What is needed:
Skipping all pictures, set down the lines of the listing from the first through the one with "27, 25, 25];".

>> Begin Recorded information

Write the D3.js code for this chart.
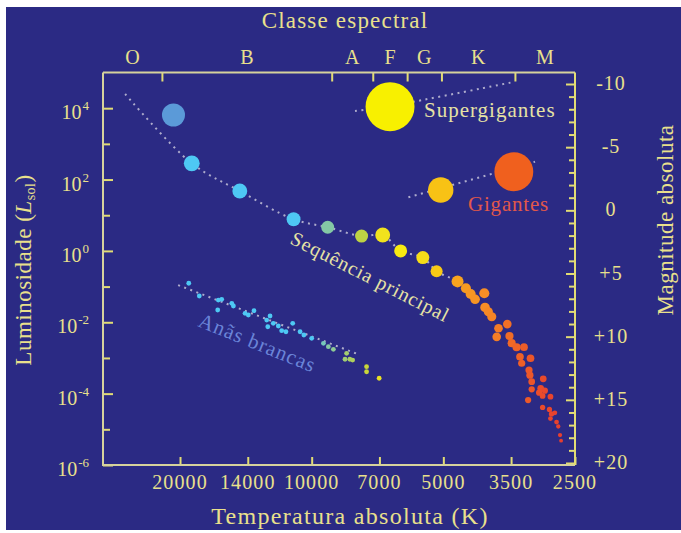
<!DOCTYPE html>
<html><head><meta charset="utf-8">
<script src="https://cdn.jsdelivr.net/npm/d3@7"></script>
<style>
html,body{margin:0;padding:0;background:#fff;}
svg{display:block;font-family:"Liberation Serif","Times New Roman",serif;}
</style></head><body>
<svg id="c" width="681" height="533"></svg>
<script>
// ---------- DATA ----------
const spectralClasses = ["O","B","A","F","G","K","M"];
const spectralBounds = [30000, 22000, 9000, 7250, 6050, 5050, 3430, 2500];
const temperatureTicks = [20000, 14000, 10000, 7000, 5000, 3500, 2500];
const luminosityExponents = [-6,-5,-4,-3,-2,-1,0,1,2,3,4];
const magnitudeTicks = d3.range(-10, 21, 1);
const magnitudeLabels = [-10,-5,0,5,10,15,20];

// Main sequence stars: temperature (K), luminosity (L_sol), relative size
const mainSeqT = [18800, 14600, 11000, 9190, 7690, 6880, 6260, 5570, 5180, 4640];
const mainSeqL = [285, 47.7, 7.7, 4.6, 2.6, 2.8, 1.0, 0.65, 0.27, 0.14];
const mainSeqSize = [33, 31, 29, 27, 27, 31, 27, 27, 25, 25];

// Red dwarfs (lower main sequence)
const redDwarfT = [4440,4330,4230,4030,4015,3945,3875,3570,3740,3775,3530,3490,3400,3270,3340,3160,3310,3185,3170,2955,3140,2995,3140,2930,3020,3200,2965,2845,2965,2860,2830,2780,2845,2755,2730,2705,2690];
const redDwarfL = [0.0895,0.062,0.044,0.065,0.026,0.0198,0.0143,0.0089,0.0068,0.0039,0.0041,0.0026,0.0020,0.0020,0.00108,0.00098,0.00071,0.00046,0.00033,0.00026,0.000216,0.000141,0.000132,0.000121,0.000106,6.6e-5,8.6e-5,8.2e-5,4.1e-5,3.6e-5,2.7e-5,2.9e-5,2.0e-5,1.6e-5,1.2e-5,6.9e-6,4.8e-6];
const redDwarfSize = [21,21,20,21,20,19,19,18,18,18,17,17,17,16,16,16,15,15,15,14,14,14,13,13,13,13,12,12,11,11,11,10,10,10,9,9,8];

// White dwarfs
const whiteDwarfT = [19100,18070,16400,16350,16060,15230,15100,14200,13960,13550,12670,12450,12240,12600,11920,11710,11450,11050,10630,10420,10000,9400,9160,8920,8320,8390,8180,8060,7490,7490,7010];
const whiteDwarfL = [0.124,0.0545,0.0221,0.042,0.044,0.034,0.0286,0.0178,0.016,0.0211,0.01156,0.015,0.00935,0.0075,0.00785,0.0058,0.00543,0.00935,0.00543,0.0044,0.00355,0.00257,0.00207,0.00175,0.00135,0.00092,0.00092,0.00087,0.00057,0.00041,0.00027];
const whiteDwarfSize = 10;

// Giants and supergiants
const giantNames = ["blue", "super", "yellowGiant", "redGiant"];
const giantT = [20700, 6620, 5070, 3450];
const giantL = [6440, 11000, 51, 166];
const giantSize = [48, 102, 53, 81];

// Dotted guide curves (T, L)
const mainSeqTrackT = [26700, 18800, 14600, 11000, 9190, 7690, 6880, 6260, 5570, 5180, 4640, 4440];
const mainSeqTrackL = [25000, 285, 47.7, 7.7, 4.6, 2.6, 2.8, 1.0, 0.65, 0.27, 0.14, 0.0895];
const superTrackT = [7960, 6620, 3430];
const superTrackL = [8340, 11500, 55200];
const giantTrackT = [6010, 3085];
const giantTrackL = [31.8, 316];
const wdTrackT = [20200, 7750];
const wdTrackL = [0.11, 0.00121];

// Temperature -> star colour
const colorStopsT = [30000, 10000, 9200, 7700, 6900, 6600, 6000, 5500, 5100, 4600, 4000, 3500, 3000, 2600];
const colorStops = ["#4ec8f4","#4ec8f4","#84c8a6","#bcd244","#f0e21e","#f8ee08","#f8e618","#f6dc18","#f8c414","#f8a020","#f68c26","#f06a26","#ea4c2c","#e43a30"];

// ---------- CHART ----------
const svg = d3.select("#c");
const BG = "#2b2a84";
const TXT = "#e9e08c";
const FRAME = "#d6d29c";
const TICK = "#e2dc74";
const DOT = "#aeaccc";

svg.append("rect").attr("x",6).attr("y",7).attr("width",675).attr("height",523).attr("fill",BG);

const L = 103, R = 575, T = 72.5, B = 465;
const x = d3.scaleLog().domain([30000, 2500]).range([L, R]);
const y = d3.scaleLog().domain([1e-6, 1e5]).range([B, T]);
const mag = d3.scaleLinear().domain([-10, 20]).range([84, 463]);
const rs = d3.scaleLinear().domain([0, 100]).range([0, 24]);
const col = d3.scaleLog().domain(colorStopsT).range(colorStops).interpolate(d3.interpolateRgb).clamp(true);

// axes
function styleAxis(g){ g.select(".domain").remove(); g.selectAll("line").attr("stroke",TICK).attr("stroke-width",2); g.selectAll("text").remove(); }

svg.append("g").attr("transform",`translate(${L},0)`)
  .call(d3.axisLeft(y).tickValues(luminosityExponents.filter(e=>e%2===0).map(e=>Math.pow(10,e))).tickSizeInner(-10).tickSizeOuter(0)).call(styleAxis);
svg.append("g").attr("transform",`translate(${L},0)`)
  .call(d3.axisLeft(y).tickValues(luminosityExponents.filter(e=>e%2!==0).map(e=>Math.pow(10,e))).tickSizeInner(-7).tickSizeOuter(0)).call(styleAxis);

svg.append("g").attr("transform",`translate(0,${B})`)
  .call(d3.axisBottom(x).tickValues(temperatureTicks).tickSizeInner(-8).tickSizeOuter(0)).call(styleAxis);

svg.append("g").attr("transform",`translate(0,${T})`)
  .call(d3.axisTop(x).tickValues(spectralBounds.slice(1,-1)).tickSizeInner(-9).tickSizeOuter(0)).call(styleAxis);

svg.append("g").attr("transform",`translate(${R},0)`)
  .call(d3.axisRight(mag).tickValues(magnitudeTicks.filter(v=>v%5!==0)).tickSizeInner(-6).tickSizeOuter(0)).call(styleAxis);
svg.append("g").attr("transform",`translate(${R},0)`)
  .call(d3.axisRight(mag).tickValues(magnitudeTicks.filter(v=>v%5===0)).tickSizeInner(-9).tickSizeOuter(0)).call(styleAxis);

// frame
svg.append("path").attr("d",`M${L},${T}H${R}`).attr("stroke",FRAME).attr("stroke-width",2).attr("fill","none");
svg.append("path").attr("d",`M${L},${T}V${B}H${R}`).attr("stroke",FRAME).attr("stroke-width",2).attr("fill","none");
svg.append("path").attr("d",`M${R},${T}V${B}`).attr("stroke",TICK).attr("stroke-width",2).attr("fill","none");

// tick labels
const lum = svg.append("g").attr("fill",TXT);
luminosityExponents.filter(e=>e%2===0).forEach(e=>{
  const t = lum.append("text").attr("x",89).attr("y",y(Math.pow(10,e))+11).attr("text-anchor","end").attr("font-size",20);
  t.append("tspan").text("10");
  t.append("tspan").attr("dy",-9).attr("dx",1).attr("font-size",13).text(String(e));
});

svg.append("g").selectAll("text").data(temperatureTicks).join("text")
  .attr("x",d=>x(d)).attr("y",489).attr("text-anchor","middle").attr("font-size",20)
  .attr("letter-spacing",1.1).attr("fill",TXT).text(d=>d);

svg.append("g").selectAll("text").data(magnitudeLabels).join("text")
  .attr("x",611).attr("y",d=>mag(d)+6).attr("text-anchor","middle").attr("font-size",20)
  .attr("letter-spacing",1).attr("fill",TXT).text(d=>d>0?"+"+d:String(d));

svg.append("g").selectAll("text").data(spectralClasses).join("text")
  .attr("x",(d,i)=>(x(spectralBounds[i])+x(spectralBounds[i+1]))/2).attr("y",64)
  .attr("text-anchor","middle").attr("font-size",20).attr("fill",TXT).text(d=>d);

// axis titles
svg.append("text").attr("x",345).attr("y",28).attr("text-anchor","middle").attr("font-size",23).attr("letter-spacing",1.2).attr("fill",TXT).text("Classe espectral");
svg.append("text").attr("x",350).attr("y",524).attr("text-anchor","middle").attr("font-size",24).attr("letter-spacing",1.3).attr("fill",TXT).text("Temperatura absoluta (K)");
const ylab = svg.append("text").attr("transform","translate(31,270) rotate(-90)").attr("text-anchor","middle").attr("font-size",23).attr("letter-spacing",0.5).attr("fill",TXT);
ylab.append("tspan").text("Luminosidade (");
ylab.append("tspan").attr("font-style","italic").text("L");
ylab.append("tspan").attr("font-size",14).attr("dy",4).text("sol");
ylab.append("tspan").attr("dy",-4).text(")");
svg.append("text").attr("transform","translate(673,220) rotate(-90)").attr("text-anchor","middle").attr("font-size",23).attr("letter-spacing",0.5).attr("fill",TXT).text("Magnitude absoluta");

// dotted guide curves
const line = d3.line().x(d=>x(d[0])).y(d=>y(d[1])).curve(d3.curveCatmullRom);
const tracks = [
  d3.zip(mainSeqTrackT, mainSeqTrackL),
  d3.zip(superTrackT, superTrackL),
  d3.zip(giantTrackT, giantTrackL),
  d3.zip(wdTrackT, wdTrackL)
];
svg.append("g").selectAll("path").data(tracks).join("path")
  .attr("d",line).attr("fill","none").attr("stroke",DOT).attr("stroke-width",2).attr("stroke-dasharray","2,4.5");

// white dwarfs
svg.append("g").selectAll("circle").data(d3.zip(whiteDwarfT, whiteDwarfL)).join("circle")
  .attr("cx",d=>x(d[0])).attr("cy",d=>y(d[1])).attr("r",rs(whiteDwarfSize)).attr("fill",d=>col(d[0]));

// red dwarfs
svg.append("g").selectAll("circle").data(d3.zip(redDwarfT, redDwarfL, redDwarfSize)).join("circle")
  .attr("cx",d=>x(d[0])).attr("cy",d=>y(d[1])).attr("r",d=>rs(d[2])).attr("fill",d=>col(d[0]));

// main sequence
svg.append("g").selectAll("circle").data(d3.zip(mainSeqT, mainSeqL, mainSeqSize)).join("circle")
  .attr("cx",d=>x(d[0])).attr("cy",d=>y(d[1])).attr("r",d=>rs(d[2])).attr("fill",d=>col(d[0]));

// giants
svg.append("g").selectAll("circle").data(d3.zip(giantNames, giantT, giantL, giantSize)).join("circle")
  .attr("cx",d=>x(d[1])).attr("cy",d=>y(d[2])).attr("r",d=>rs(d[3]))
  .attr("fill",d=>d[0]==="blue" ? "#5b9ad8" : d[0]==="redGiant" ? "#f0601e" : d[0]==="super" ? "#f8f000" : col(d[1]));

// region labels
svg.append("text").attr("x",424).attr("y",117).attr("font-size",21).attr("letter-spacing",1).attr("fill","#e6e2a4").text("Supergigantes");
svg.append("text").attr("x",468).attr("y",211).attr("font-size",21).attr("letter-spacing",0.8).attr("fill","#e2584a").text("Gigantes");
svg.append("text").attr("transform","translate(289,243) rotate(27)").attr("font-size",20).attr("letter-spacing",0.9).attr("fill","#e6e2a4").text("Sequência principal");
svg.append("text").attr("transform","translate(197,326) rotate(22)").attr("font-size",21).attr("letter-spacing",1).attr("fill","#6a84d8").text("Anãs brancas");
</script>
</body></html>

>> End Recorded information

Expected output:
Write the D3.js code for this chart.
<!DOCTYPE html>
<html><head><meta charset="utf-8">
<script src="https://cdn.jsdelivr.net/npm/d3@7"></script>
<style>
html,body{margin:0;padding:0;background:#fff;}
svg{display:block;font-family:"Liberation Serif","Times New Roman",serif;}
</style></head><body>
<svg id="c" width="681" height="533"></svg>
<script>
// ---------- DATA ----------
const spectralClasses = ["O","B","A","F","G","K","M"];
const spectralBounds = [30000, 22000, 9000, 7250, 6050, 5050, 3430, 2500];
const temperatureTicks = [20000, 14000, 10000, 7000, 5000, 3500, 2500];
const luminosityExponents = [-6,-5,-4,-3,-2,-1,0,1,2,3,4];
const magnitudeTicks = d3.range(-10, 21, 1);
const magnitudeLabels = [-10,-5,0,5,10,15,20];

// Main sequence stars: temperature (K), luminosity (L_sol), relative size
const mainSeqT = [18800, 14600, 11000, 9190, 7690, 6880, 6260, 5570, 5180, 4640];
const mainSeqL = [285, 47.7, 7.7, 4.6, 2.6, 2.8, 1.0, 0.65, 0.27, 0.14];
const mainSeqSize = [33, 31, 29, 27, 27, 31, 27, 27, 25, 25];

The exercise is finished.